Recorded information:
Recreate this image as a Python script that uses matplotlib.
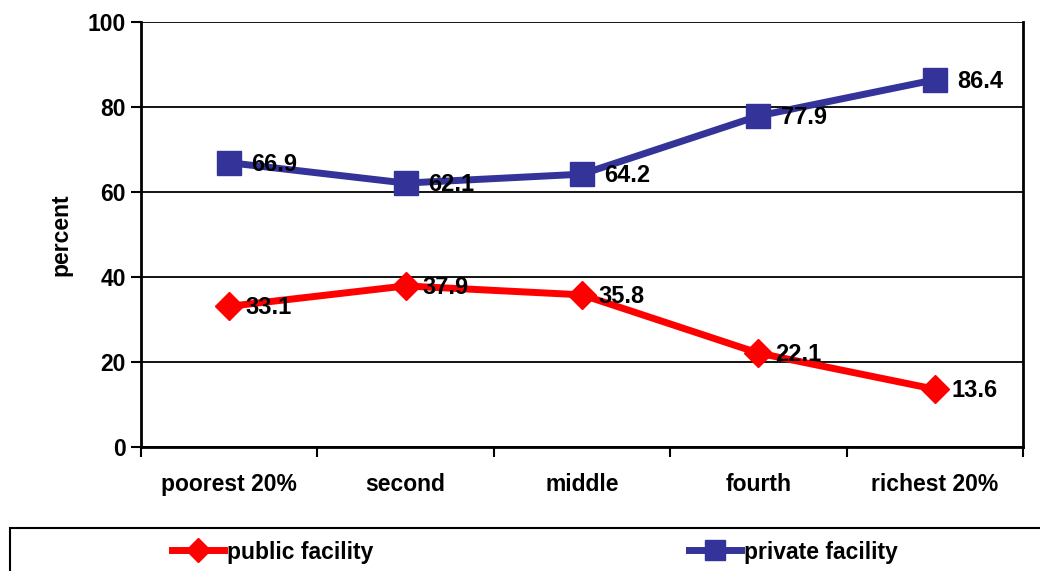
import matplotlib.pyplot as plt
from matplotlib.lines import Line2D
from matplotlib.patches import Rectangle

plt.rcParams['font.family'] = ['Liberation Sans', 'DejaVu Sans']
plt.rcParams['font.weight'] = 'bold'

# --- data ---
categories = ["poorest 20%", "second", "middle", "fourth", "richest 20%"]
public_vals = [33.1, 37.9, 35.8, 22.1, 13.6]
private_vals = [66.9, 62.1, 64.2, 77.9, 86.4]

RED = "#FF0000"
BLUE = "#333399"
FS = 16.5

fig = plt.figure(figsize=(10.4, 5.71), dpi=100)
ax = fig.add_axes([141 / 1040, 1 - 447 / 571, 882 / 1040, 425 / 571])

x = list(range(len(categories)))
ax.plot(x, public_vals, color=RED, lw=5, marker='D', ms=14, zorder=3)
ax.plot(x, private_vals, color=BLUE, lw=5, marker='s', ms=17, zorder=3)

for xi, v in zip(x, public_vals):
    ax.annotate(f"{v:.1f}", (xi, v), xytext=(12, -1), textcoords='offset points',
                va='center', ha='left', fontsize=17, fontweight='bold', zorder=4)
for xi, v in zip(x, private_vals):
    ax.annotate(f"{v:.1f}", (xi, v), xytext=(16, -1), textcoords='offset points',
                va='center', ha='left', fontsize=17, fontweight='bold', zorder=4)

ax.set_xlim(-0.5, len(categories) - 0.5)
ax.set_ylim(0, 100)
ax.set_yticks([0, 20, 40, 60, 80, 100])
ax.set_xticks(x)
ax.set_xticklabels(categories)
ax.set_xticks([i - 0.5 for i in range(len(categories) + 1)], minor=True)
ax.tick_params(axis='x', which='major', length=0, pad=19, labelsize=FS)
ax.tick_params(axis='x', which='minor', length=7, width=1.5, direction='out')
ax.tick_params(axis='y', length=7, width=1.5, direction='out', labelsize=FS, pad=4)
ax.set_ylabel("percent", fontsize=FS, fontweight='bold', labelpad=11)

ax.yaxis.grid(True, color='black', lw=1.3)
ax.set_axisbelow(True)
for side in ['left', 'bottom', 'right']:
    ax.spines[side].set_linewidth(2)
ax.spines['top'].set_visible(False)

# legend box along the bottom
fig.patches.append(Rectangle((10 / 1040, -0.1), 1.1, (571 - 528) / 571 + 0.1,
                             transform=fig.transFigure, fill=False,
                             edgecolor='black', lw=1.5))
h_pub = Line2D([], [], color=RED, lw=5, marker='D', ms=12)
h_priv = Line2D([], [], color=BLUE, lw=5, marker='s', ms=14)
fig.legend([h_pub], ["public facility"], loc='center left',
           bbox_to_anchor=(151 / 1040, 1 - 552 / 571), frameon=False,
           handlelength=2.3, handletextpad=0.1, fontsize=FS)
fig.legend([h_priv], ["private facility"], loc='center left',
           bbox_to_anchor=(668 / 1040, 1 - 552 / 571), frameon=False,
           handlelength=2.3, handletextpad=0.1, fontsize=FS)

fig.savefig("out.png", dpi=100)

Short task: Every line from the start of the listing above through the line with "private_vals = [66.9, 62.1, 64.2, 77.9, 86.4]" should be repeated exactly; skip the pictures and add nothing else.

Solution:
Recreate this image as a Python script that uses matplotlib.
import matplotlib.pyplot as plt
from matplotlib.lines import Line2D
from matplotlib.patches import Rectangle

plt.rcParams['font.family'] = ['Liberation Sans', 'DejaVu Sans']
plt.rcParams['font.weight'] = 'bold'

# --- data ---
categories = ["poorest 20%", "second", "middle", "fourth", "richest 20%"]
public_vals = [33.1, 37.9, 35.8, 22.1, 13.6]
private_vals = [66.9, 62.1, 64.2, 77.9, 86.4]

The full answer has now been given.